Llegaba un día en que los niños teníamos que dejar atrás el viejo triciclo remendado que habíamos ido heredando de un hermano a otro para dar el salto definitivo a la bicicleta. Aprender a montar en bici, sin ayuda y sin quita miedos, era un paso más en la infancia, subir un escalón y dejar atrás esa piel de párvulo indefenso siempre vigilado de cerca por un mayor, para meternos de lleno y con todos los derechos en el territorio de los callejeros independientes.
Montar en bici requería de un aprendizaje complejo. Lo más difícil era olvidarse del miedo y asumir que para aprender a montar primero había que aprender a caerse. Había que tener muy claro cómo había que poner las manos para frenar el golpe cuando llegáramos al suelo sin que sufriéramos ningún daño físico, y lo que era más importante, ningún quebranto psicológico.
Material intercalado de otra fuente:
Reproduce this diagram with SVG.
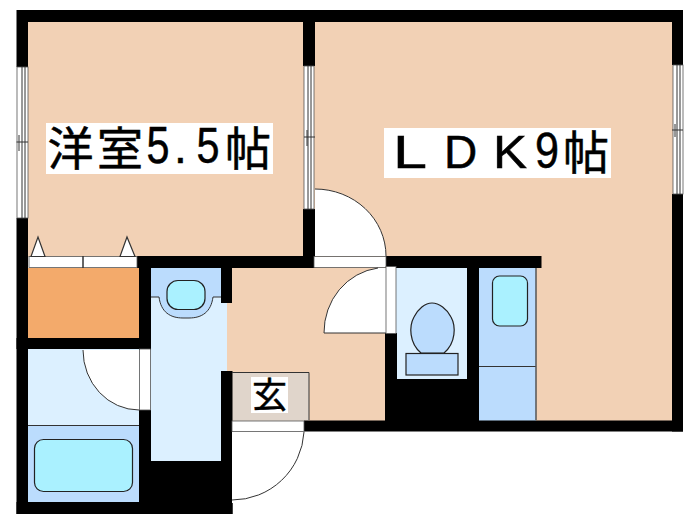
<svg xmlns="http://www.w3.org/2000/svg" width="700" height="525" viewBox="0 0 700 525">
<style>
.wall{fill:#000}
.room{fill:#f2d1b5}
.lt{fill:#dcf0ff}
.bl{fill:#bbdcfd}
.ln{fill:none;stroke:#333;stroke-width:1}
.cy{fill:#aaf1ff;stroke:#222;stroke-width:1.2}
.door{fill:#fff;stroke:#333;stroke-width:1.2}
.strip{fill:#fff;stroke:#555;stroke-width:.8}
.lab{fill:#fff}
text{font-family:"Noto Sans CJK JP","DejaVu Sans",sans-serif;fill:#000;stroke:#000;stroke-width:.5}
.lat{font-family:"Liberation Sans",sans-serif}
</style>
<rect width="700" height="525" fill="#fff"/>
<g id="floors">
<rect class="room" x="28" y="22" width="276" height="235"/>
<rect class="room" x="314" y="22" width="359" height="399"/>
<rect class="room" x="226" y="266" width="160" height="155"/>
<rect x="28" y="268" width="112" height="71" fill="#f3aa6b"/>
<rect class="lt" x="28" y="349" width="112" height="77"/>
<rect class="bl" x="28" y="426" width="112" height="77"/>
<rect class="lt" x="150" y="268" width="77" height="194"/>
<rect class="bl" x="151" y="268" width="71" height="29"/>
<rect class="lt" x="396" y="267" width="72" height="113"/>
<rect class="bl" x="478" y="268" width="58" height="153"/>
<rect x="232" y="372" width="77" height="49" fill="#e0d5cb"/>
</g>
<g id="walls">
<path class="wall" d="M16.5 10H683V65H672V22H315V66H303V22H28V67H16.5Z"/>
<rect class="wall" x="303" y="209" width="12" height="59"/>
<rect class="wall" x="672" y="194" width="11" height="237.500"/>
<rect class="wall" x="304" y="420.500" width="379" height="11"/>
<rect class="wall" x="386" y="256" width="155.500" height="12"/>
<rect class="wall" x="16.5" y="218" width="11.5" height="296"/>
<rect class="wall" x="137" y="256" width="177" height="12"/>
<rect class="wall" x="16.5" y="338" width="134" height="11"/>
<rect class="wall" x="139" y="256" width="12" height="94"/>
<rect class="wall" x="221" y="256" width="11" height="47"/>
<rect class="wall" x="139" y="410" width="12" height="104"/>
<rect class="wall" x="16.5" y="502" width="216" height="12"/>
<rect class="wall" x="146" y="461" width="86" height="53"/>
<rect class="wall" x="221" y="371" width="11.5" height="143"/>
<rect class="wall" x="385" y="333" width="12" height="98"/>
<rect class="wall" x="397" y="379" width="82" height="52"/>
<rect class="wall" x="467" y="268" width="12" height="153"/>
</g>
<g id="windows">
<g id="window-west">
<rect class="strip" x="17" y="67" width="11" height="151"/>
<path class="ln" d="M22 67V218M25 67V218M16.500 142H28M19 135V151"/>
</g>
<g id="window-middle">
<rect class="strip" x="304" y="66" width="10" height="143"/>
<path class="ln" d="M308 66V209M311 66V209M304 137H315M307 130V146"/>
</g>
<g id="window-east">
<rect class="strip" x="673" y="65" width="10" height="129"/>
<path class="ln" d="M677 65V194M680 65V194M672 130H683M675 124V137"/>
</g>
</g>
<g id="closet">
<rect class="strip" x="29" y="256.500" width="108" height="11"/>
<path d="M83 256V268" stroke="#333" stroke-width="1.500"/>
<path class="door" d="M31 256.500L38 237L45 256.500ZM120 256.500L127 237L135 256.500Z"/>
</g>
<g id="doors">
<g id="door-bath">
<path fill="#fff" d="M83 350A56 60 0 0 0 139 410V350Z"/>
<path class="ln" d="M83 350A56 60 0 0 0 139 410" stroke-width="1.200"/>
<rect class="strip" x="139.500" y="349" width="11" height="61"/>
</g>
<g id="door-room">
<path fill="#fff" d="M315 189A71 67 0 0 1 386 256H315Z"/>
<path class="ln" d="M315 189A71 67 0 0 1 386 256" stroke-width="1.200"/>
<rect class="strip" x="314" y="256.500" width="72" height="11"/>
</g>
<g id="door-hall">
<path fill="#fff" d="M378 268A62 65 0 0 0 324 333H386V268Z"/>
<path class="ln" d="M378 268A62 65 0 0 0 324 333H386" stroke-width="1.200"/>
<rect class="strip" x="386" y="266.500" width="10" height="67"/>
</g>
<g id="door-entry">
<path fill="#fff" d="M304 432A72 72 0 0 1 232 503V432Z"/>
<path class="ln" d="M304 432A72 72 0 0 1 232 500" stroke-width="1.200"/>
<rect class="strip" x="232" y="421" width="72" height="10.500"/>
</g>
</g>
<g id="fixtures">
<g id="bath">
<path class="ln" d="M28 425.500H139"/>
<rect class="cy" x="34.500" y="439.500" width="98" height="52" rx="9"/>
</g>
<g id="basin">
<path class="bl" d="M159 297C161 312 170 318 183 318H189C202 318 211 312 213 297Z"/>
<path class="ln" d="M151 297H159C161 312 170 318 183 318H189C202 318 211 312 213 297H221" stroke-width="1.200"/>
<rect class="cy" x="167" y="280.500" width="38" height="29" rx="11"/>
</g>
<g id="toilet">
<path d="M421 353C409 343 409 326 414 317C418 309 425 303 432 303C439 303 447 309 451 317C456 326 456 343 444 353Z" fill="#bbdcfd" stroke="#222" stroke-width="1.200"/>
<rect x="406" y="353.500" width="52" height="21.500" fill="#bbdcfd" stroke="#222" stroke-width="1.200"/>
</g>
<g id="kitchen">
<rect class="cy" x="492.500" y="276" width="35" height="50" rx="7"/>
<path class="ln" d="M479 366.500H536" stroke-width="1.200"/>
<path d="M536 268V420" stroke="#555" stroke-width="1.500"/>
</g>
<path class="ln" d="M232 372.500H309V420"/>
</g>
<g id="labels">
<g id="label-western-room">
<rect class="lab" x="46" y="123" width="227" height="51"/>
<text font-size="46" y="165"><tspan x="47.500">洋</tspan><tspan x="97">室</tspan><tspan class="lat" x="146.500" y="163" font-size="52" textLength="23" lengthAdjust="spacingAndGlyphs">5</tspan><tspan class="lat" x="174" y="163">.</tspan><tspan class="lat" x="196.500" y="163" font-size="50" textLength="23" lengthAdjust="spacingAndGlyphs">5</tspan><tspan x="225" y="165">帖</tspan></text>
</g>
<g id="label-ldk">
<rect class="lab" x="384" y="128" width="227" height="50"/>
<text font-size="46" y="168"><tspan class="lat" x="393" textLength="34" lengthAdjust="spacingAndGlyphs">L</tspan><tspan class="lat" x="444">D</tspan><tspan class="lat" x="493" textLength="34" lengthAdjust="spacingAndGlyphs">K</tspan><tspan class="lat" x="535" font-size="50" textLength="24" lengthAdjust="spacingAndGlyphs">9</tspan><tspan x="563" y="169">帖</tspan></text>
</g>
<g id="label-entry">
<rect class="lab" x="251" y="377" width="37" height="36"/>
<text font-size="35" x="252" y="408">玄</text>
</g>
</g>
</svg>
Aquel que no salía airoso del primer porrazo tardaba semanas en salir pedaleando solo porque antes de empezar ya estaba pensando en la caída.
La primera lección te la daba un hermano mayor o algún amigo del barrio que generosamente se convertía en tu profesor particular y se ofrecía a sujetar la bicicleta por atrás, agarrando fuerte el portaequipajes, para que el aprendiz se sintiera más seguro cuando iniciara la aventura. “No tengas miedo que te llevo agarrado para que no te caigas”, era la frase más repetida por el improvisado maestro. “Mira al frente y dale a los pedales”, era la siguiente consigna y entonces empezaba aquella odisea que casi siempre terminaba en el suelo ante la decepción del público asistente, ya que era costumbre, cuando un niño empezaba a pedalear, tener detrás un grupo de mirones.
Cada pedalada era una conquista que te llenaba de euforia y cada caída una derrota que a veces te obligaba a tocar retirada aunque solo fuera por un día. Cuando olvidabas el fracaso volvías a intentarlo, diciéndote a ti mismo que esta vez sería la definitiva.
“No mires al suelo”, te repetían y así, a fuerza de consejos y de golpes, llegaba el momento glorioso en el que sentías por primera vez esa llama de felicidad en estado puro que te quemaba el pecho cada vez que dabas una pedalada completa sin caerte y conseguías dominar aquel potro indomable. “Dale, dale, sigue sigue, eso es, ya vas tú solo”, te gritaba el profesor mientras los otros aplaudían.
Solía ocurrir que cuando por fin aprendías a montar en bicicleta ya no querías hacer otra cosa en tu vida y al menos durante un par de semanas, todos tus sueños infantiles terminaban encima del sillín. Estabas en la escuela y contabas los minutos que faltaban para salir y coger la bicicleta. “Estas con la bici como Jeromo con la vaca”, nos decían los mayores y nosotros asumíamos esa comparación sin saber quién era Jeromo ni que relación tenía con su vaca.
De tanto ensayar no tardábamos mucho en convertirnos en maestros del pedal. Cuando nos sentíamos fuertes encima del sillín, cuando todo lo teníamos controlado, era costumbre dar un paso más y aprender a llevar la bici con una sola mano. Pero no nos conformábamos con ese progreso y no tardábamos en querer emular a los más osados de nuestro barrio que tanta envidia nos daban cuando pedaleaban sin utilizar las manos. Más de uno de los que recorrían las calles diciéndole a los amigos aquello de “mira, mira, sin manos”, terminaron dejándose la frente o algún diente en el asfalto.
Conducir sin manos te elevaba al olimpo de los dioses de barrio, al mismo nivel de los que se jactaban de saber hacer el caballico, y te abría las puertas de esa aristocracia arrabalera que presumía delante de las niñas a golpes de fuerza y valentía. Cuánto nos gustaba ‘chulearnos’ cuando íbamos con la bici y nos cruzábamos con un grupo de niñas del colegio. Era el momento de demostrarle que uno no era aquel alumno tímido que agachaba la cabeza delante del maestro, y entonces, sin pensarlo, nos subíamos al trapecio quitando las manos del manillar para que vieran que en matemáticas podíamos ir de culo, pero en coraje íbamos sobrados.